[INFORMATION PROVIDED start]
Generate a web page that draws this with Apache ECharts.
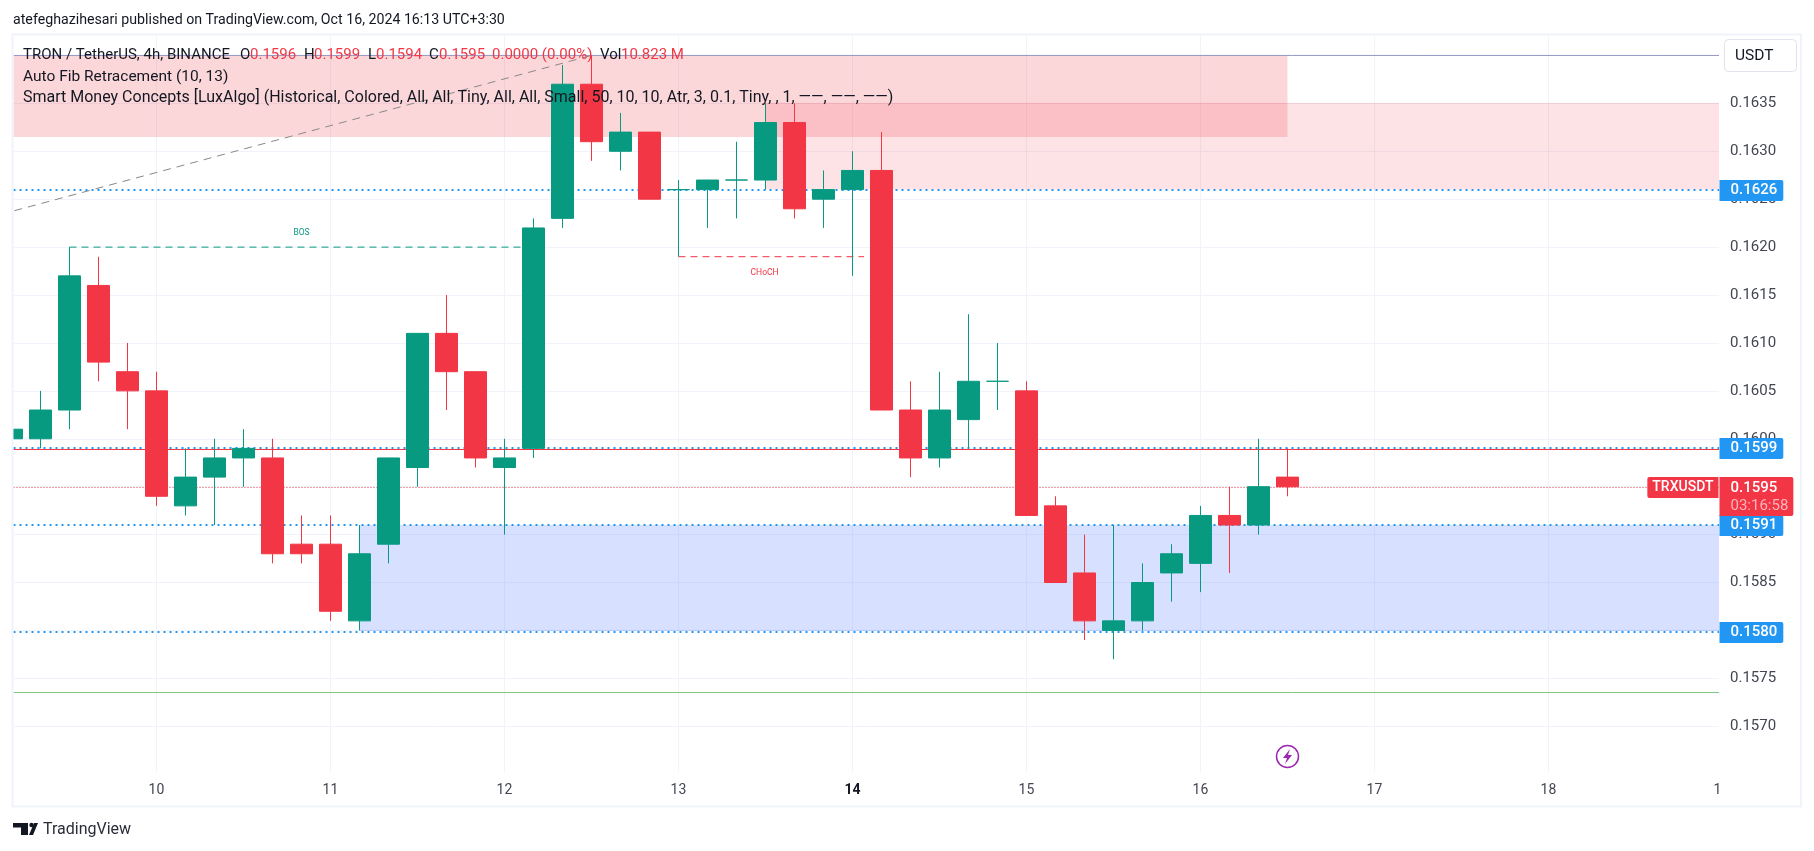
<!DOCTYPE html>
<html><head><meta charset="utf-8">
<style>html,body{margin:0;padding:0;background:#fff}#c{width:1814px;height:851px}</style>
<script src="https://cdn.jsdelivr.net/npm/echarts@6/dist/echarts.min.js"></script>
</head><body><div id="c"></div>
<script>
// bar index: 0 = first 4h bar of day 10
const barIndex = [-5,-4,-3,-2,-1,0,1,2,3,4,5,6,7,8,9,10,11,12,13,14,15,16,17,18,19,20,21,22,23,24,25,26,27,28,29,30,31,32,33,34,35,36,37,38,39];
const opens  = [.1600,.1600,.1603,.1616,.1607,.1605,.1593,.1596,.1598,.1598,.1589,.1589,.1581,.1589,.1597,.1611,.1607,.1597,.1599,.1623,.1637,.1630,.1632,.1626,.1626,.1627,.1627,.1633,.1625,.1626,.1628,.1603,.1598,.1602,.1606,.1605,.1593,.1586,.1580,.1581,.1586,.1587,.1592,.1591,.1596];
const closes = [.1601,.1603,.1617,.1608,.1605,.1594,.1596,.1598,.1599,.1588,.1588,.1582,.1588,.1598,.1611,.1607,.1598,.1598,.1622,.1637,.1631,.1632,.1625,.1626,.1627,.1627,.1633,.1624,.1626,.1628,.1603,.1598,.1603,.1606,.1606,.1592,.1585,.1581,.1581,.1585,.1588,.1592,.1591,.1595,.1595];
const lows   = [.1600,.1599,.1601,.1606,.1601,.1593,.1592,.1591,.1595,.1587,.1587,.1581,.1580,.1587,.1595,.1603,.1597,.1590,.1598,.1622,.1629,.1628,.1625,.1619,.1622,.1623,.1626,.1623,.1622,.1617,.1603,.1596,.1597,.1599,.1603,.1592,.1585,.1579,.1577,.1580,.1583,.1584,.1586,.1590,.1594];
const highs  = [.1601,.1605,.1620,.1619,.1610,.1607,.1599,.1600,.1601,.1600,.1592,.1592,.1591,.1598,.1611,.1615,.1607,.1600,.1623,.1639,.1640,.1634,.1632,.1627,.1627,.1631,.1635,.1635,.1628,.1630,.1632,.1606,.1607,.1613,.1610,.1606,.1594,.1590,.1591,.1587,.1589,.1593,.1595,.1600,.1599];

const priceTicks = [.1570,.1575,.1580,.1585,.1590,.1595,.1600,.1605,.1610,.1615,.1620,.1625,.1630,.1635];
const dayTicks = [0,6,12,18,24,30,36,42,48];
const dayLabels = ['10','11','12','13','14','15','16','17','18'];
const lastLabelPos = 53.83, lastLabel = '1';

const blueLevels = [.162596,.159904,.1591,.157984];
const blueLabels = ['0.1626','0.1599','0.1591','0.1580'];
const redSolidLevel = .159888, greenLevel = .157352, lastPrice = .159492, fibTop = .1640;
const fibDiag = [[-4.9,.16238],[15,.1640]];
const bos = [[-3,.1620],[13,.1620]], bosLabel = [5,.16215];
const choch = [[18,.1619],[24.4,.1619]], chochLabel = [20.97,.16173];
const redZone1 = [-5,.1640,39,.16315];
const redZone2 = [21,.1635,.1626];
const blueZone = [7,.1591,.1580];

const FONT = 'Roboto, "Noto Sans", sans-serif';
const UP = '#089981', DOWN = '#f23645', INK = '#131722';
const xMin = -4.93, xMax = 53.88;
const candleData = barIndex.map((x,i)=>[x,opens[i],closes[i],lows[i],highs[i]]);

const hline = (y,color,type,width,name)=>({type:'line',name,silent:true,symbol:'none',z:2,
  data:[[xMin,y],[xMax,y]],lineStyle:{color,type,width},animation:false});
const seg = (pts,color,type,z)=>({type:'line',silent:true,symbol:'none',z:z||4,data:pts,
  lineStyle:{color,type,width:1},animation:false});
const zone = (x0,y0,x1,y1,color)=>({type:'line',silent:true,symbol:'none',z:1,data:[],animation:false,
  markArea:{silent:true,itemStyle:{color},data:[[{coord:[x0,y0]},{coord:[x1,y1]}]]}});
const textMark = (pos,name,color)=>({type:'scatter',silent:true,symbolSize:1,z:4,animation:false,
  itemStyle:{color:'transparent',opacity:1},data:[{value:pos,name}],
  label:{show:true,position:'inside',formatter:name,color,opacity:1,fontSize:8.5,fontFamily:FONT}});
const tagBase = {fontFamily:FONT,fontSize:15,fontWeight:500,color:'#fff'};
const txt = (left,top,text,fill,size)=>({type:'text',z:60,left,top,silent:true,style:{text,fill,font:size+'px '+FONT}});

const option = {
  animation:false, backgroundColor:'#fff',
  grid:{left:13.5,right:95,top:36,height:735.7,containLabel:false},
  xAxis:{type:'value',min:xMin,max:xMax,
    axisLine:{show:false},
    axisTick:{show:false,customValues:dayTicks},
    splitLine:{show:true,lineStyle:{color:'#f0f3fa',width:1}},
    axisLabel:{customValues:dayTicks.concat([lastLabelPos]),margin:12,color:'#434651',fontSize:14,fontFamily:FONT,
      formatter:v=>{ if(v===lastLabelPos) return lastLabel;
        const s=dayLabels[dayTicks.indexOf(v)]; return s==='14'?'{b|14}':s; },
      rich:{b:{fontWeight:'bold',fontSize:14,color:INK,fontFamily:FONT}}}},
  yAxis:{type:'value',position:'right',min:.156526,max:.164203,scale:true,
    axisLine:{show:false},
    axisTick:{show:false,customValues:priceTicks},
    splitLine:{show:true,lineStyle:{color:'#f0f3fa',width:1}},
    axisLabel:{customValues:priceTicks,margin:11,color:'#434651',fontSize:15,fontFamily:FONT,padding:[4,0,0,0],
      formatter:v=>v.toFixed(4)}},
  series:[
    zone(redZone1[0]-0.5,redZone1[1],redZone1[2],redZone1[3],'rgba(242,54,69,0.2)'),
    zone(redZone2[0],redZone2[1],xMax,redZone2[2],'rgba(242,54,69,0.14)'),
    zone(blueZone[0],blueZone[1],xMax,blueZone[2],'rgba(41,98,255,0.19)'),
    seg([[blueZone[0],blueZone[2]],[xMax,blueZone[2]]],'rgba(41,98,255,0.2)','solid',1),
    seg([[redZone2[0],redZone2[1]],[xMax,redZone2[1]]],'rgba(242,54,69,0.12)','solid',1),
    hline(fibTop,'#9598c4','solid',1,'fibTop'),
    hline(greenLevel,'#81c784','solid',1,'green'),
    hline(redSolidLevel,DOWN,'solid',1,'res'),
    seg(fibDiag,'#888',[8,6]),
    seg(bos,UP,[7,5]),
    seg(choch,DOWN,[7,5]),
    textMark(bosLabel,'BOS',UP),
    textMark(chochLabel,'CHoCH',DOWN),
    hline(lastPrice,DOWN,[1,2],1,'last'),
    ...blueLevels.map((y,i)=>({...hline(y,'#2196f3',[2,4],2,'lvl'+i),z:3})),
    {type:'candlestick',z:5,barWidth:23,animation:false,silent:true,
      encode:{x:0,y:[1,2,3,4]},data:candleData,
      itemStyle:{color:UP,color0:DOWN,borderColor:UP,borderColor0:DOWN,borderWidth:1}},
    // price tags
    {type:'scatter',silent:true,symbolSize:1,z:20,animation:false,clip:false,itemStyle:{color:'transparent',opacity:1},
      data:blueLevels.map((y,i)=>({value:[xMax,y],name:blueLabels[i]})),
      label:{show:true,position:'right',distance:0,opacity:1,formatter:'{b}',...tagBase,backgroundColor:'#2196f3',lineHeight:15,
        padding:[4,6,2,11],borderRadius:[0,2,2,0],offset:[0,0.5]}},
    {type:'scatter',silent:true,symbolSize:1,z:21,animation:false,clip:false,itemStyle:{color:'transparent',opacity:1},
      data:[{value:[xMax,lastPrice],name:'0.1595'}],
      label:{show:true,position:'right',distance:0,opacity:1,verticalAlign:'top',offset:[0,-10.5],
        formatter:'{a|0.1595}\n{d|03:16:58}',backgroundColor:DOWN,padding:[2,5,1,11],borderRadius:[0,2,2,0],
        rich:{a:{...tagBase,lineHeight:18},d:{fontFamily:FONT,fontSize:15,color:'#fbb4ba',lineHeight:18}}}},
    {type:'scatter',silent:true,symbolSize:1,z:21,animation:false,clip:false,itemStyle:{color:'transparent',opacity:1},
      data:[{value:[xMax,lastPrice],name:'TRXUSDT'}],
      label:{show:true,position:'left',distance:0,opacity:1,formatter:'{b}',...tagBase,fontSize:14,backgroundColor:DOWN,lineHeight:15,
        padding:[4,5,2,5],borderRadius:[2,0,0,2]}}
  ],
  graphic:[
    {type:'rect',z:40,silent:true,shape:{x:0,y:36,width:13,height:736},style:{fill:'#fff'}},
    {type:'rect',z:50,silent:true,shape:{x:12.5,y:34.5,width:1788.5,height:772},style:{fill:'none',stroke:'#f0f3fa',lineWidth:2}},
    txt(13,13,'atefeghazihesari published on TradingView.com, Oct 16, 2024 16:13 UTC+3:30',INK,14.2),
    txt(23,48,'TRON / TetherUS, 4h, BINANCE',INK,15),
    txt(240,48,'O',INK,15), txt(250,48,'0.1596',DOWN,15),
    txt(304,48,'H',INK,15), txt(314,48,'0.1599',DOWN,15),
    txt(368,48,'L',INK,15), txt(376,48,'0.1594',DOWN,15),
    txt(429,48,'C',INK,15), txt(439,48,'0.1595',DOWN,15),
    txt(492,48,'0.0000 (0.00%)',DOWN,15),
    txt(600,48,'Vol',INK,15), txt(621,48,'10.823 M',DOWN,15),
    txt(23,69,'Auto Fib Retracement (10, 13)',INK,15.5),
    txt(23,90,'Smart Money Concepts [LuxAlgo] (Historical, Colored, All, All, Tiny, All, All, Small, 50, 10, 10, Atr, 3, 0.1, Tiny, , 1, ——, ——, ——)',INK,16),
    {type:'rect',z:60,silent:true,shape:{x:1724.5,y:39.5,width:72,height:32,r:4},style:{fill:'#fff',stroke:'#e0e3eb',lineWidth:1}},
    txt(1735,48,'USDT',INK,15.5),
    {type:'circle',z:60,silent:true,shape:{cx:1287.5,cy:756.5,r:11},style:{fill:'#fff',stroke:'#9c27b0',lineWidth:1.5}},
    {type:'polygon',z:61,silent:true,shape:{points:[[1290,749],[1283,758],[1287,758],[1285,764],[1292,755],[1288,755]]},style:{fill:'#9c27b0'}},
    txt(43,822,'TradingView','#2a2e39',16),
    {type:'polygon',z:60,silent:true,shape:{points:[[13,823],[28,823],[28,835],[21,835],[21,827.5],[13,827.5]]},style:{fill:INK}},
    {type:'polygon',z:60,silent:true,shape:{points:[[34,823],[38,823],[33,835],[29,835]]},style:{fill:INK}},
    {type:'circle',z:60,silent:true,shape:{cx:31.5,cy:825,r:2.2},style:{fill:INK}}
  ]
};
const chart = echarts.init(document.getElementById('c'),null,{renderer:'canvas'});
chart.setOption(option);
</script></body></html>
[INFORMATION PROVIDED end]
(THE EXERCISE) Without the pictures, return the listing above from its first line through the line that has "const lastLabelPos = 53.83, lastLabel = '1';".

(COMPLETED TASK)
Generate a web page that draws this with Apache ECharts.
<!DOCTYPE html>
<html><head><meta charset="utf-8">
<style>html,body{margin:0;padding:0;background:#fff}#c{width:1814px;height:851px}</style>
<script src="https://cdn.jsdelivr.net/npm/echarts@6/dist/echarts.min.js"></script>
</head><body><div id="c"></div>
<script>
// bar index: 0 = first 4h bar of day 10
const barIndex = [-5,-4,-3,-2,-1,0,1,2,3,4,5,6,7,8,9,10,11,12,13,14,15,16,17,18,19,20,21,22,23,24,25,26,27,28,29,30,31,32,33,34,35,36,37,38,39];
const opens  = [.1600,.1600,.1603,.1616,.1607,.1605,.1593,.1596,.1598,.1598,.1589,.1589,.1581,.1589,.1597,.1611,.1607,.1597,.1599,.1623,.1637,.1630,.1632,.1626,.1626,.1627,.1627,.1633,.1625,.1626,.1628,.1603,.1598,.1602,.1606,.1605,.1593,.1586,.1580,.1581,.1586,.1587,.1592,.1591,.1596];
const closes = [.1601,.1603,.1617,.1608,.1605,.1594,.1596,.1598,.1599,.1588,.1588,.1582,.1588,.1598,.1611,.1607,.1598,.1598,.1622,.1637,.1631,.1632,.1625,.1626,.1627,.1627,.1633,.1624,.1626,.1628,.1603,.1598,.1603,.1606,.1606,.1592,.1585,.1581,.1581,.1585,.1588,.1592,.1591,.1595,.1595];
const lows   = [.1600,.1599,.1601,.1606,.1601,.1593,.1592,.1591,.1595,.1587,.1587,.1581,.1580,.1587,.1595,.1603,.1597,.1590,.1598,.1622,.1629,.1628,.1625,.1619,.1622,.1623,.1626,.1623,.1622,.1617,.1603,.1596,.1597,.1599,.1603,.1592,.1585,.1579,.1577,.1580,.1583,.1584,.1586,.1590,.1594];
const highs  = [.1601,.1605,.1620,.1619,.1610,.1607,.1599,.1600,.1601,.1600,.1592,.1592,.1591,.1598,.1611,.1615,.1607,.1600,.1623,.1639,.1640,.1634,.1632,.1627,.1627,.1631,.1635,.1635,.1628,.1630,.1632,.1606,.1607,.1613,.1610,.1606,.1594,.1590,.1591,.1587,.1589,.1593,.1595,.1600,.1599];

const priceTicks = [.1570,.1575,.1580,.1585,.1590,.1595,.1600,.1605,.1610,.1615,.1620,.1625,.1630,.1635];
const dayTicks = [0,6,12,18,24,30,36,42,48];
const dayLabels = ['10','11','12','13','14','15','16','17','18'];
const lastLabelPos = 53.83, lastLabel = '1';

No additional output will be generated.